Strengths and limitations of the study

This study includes a large and varied sample of Ethiopian hospitals covering various geographic locations, rural and urban settings, and central and regional governments. The study particularly engages various respondents, ranging from experienced administrators and HR managers to team leaders and professionals. This triangulation was further strengthened by using interviews, focus group discussion, and document analysis.

After piloting and contextualization, the structured interviews following the Contextual SHRM Framework elicited rich responses from the respondents and captured the external mechanisms influencing HR management in Ethiopian hospitals. Moreover, the complementary open questions and inductive analysis enabled us to identify additional factors and insights. Our study therefore adds to previous studies that were largely based on secondary data, gave little attention to these external factors and addressed other contexts (e.g.,[2, 3, 19]).

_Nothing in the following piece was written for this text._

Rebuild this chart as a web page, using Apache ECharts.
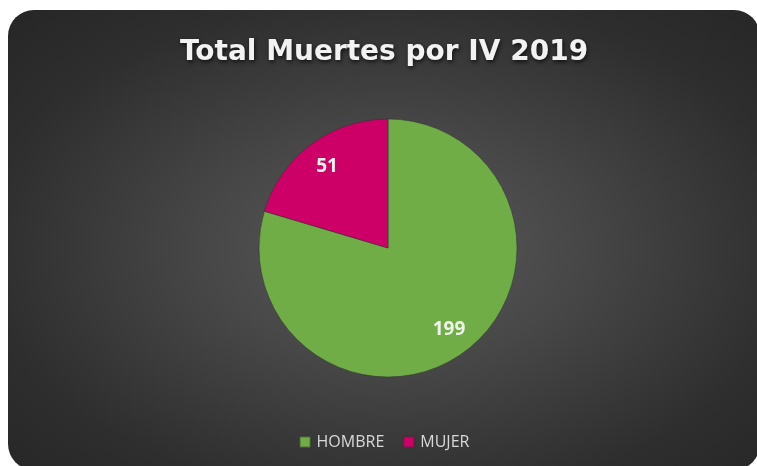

A first limitation of our study concerns the regional conflicts within Ethiopia that caused delays and restricted travel to the study settings/regions (Oromia, SNNP). Moreover, the recent circumstances in the large, diverse and dynamic federal state Ethiopia have impacted the data collection opportunities and caused us to adhere to our approved research protocol. We cannot claim to have covered all current perspectives nor to have reached data saturation. We may have missed some factors and aspects of mechanisms, and our study may not be generalizable to other hospitals in Ethiopia. Second, the collection of data from employees not involved in management was not extensive (only as FGD participants). More extensive inclusion of such respondents is recommended in future research (see, e.g., [4]). Third, quantitative data for some HRM and management issues (e.g., workforce satisfaction and perception towards engagement) were not accurately documented in each of the hospitals. Thus, data triangulation through the addition of quantitative data was not possible. Fourth, the study exclusively focused on public hospitals in Ethiopia. Therefore, the generalizability to private hospitals and other healthcare contexts and countries may be low.

Conclusions

Guided by Paauwe’s Contextual SHRM framework, our study looked at how competitive, institutional and heritage mechanisms influence the sha** of SHRM in fifteen public hospitals in Ethiopia. It is considered that the combination of these contextual factors shapes SHRM in the studied hospitals. The competitive mechanisms relate mostly to competition for scarce human resources rather than for customers and rarely to competitive advantage and innovation. The institutional mechanisms appear most important and influence SHRM through stringent top-down regulations, supporting governmental policies to build workforce volume within a limited budget. The heritage mechanisms reveal little variation between public hospitals and appear to be mainly entrenched with politics and government regulations regarding health workforce policies.

Our study shows that although top management complied with the coercive government regulations/policies, these instruments failed to address persistent HRM challenges. Hospitals lack autonomy to design their HRM policy/strategy and tailor arrangements to workforce needs. Leadership is perceived to lack competence, as HR managers lack leeway to shape HRM.

As potential remedies for the aforementioned situations, we therefore recommend the following:

  • The government should loosen regulations and provide authority and leeway to hospitals for strategic HRM to tailor solutions to the local context and challenges.

  • The governmental entities involved should collaboratively design simplified organizational and HR governance structures, especially for teaching hospitals.

  • Government regulations can more actively consider health service demand and promote responsiveness in provisioning service delivery and service quality, thus connecting explicitly to the values of the professionals and the needs of patients.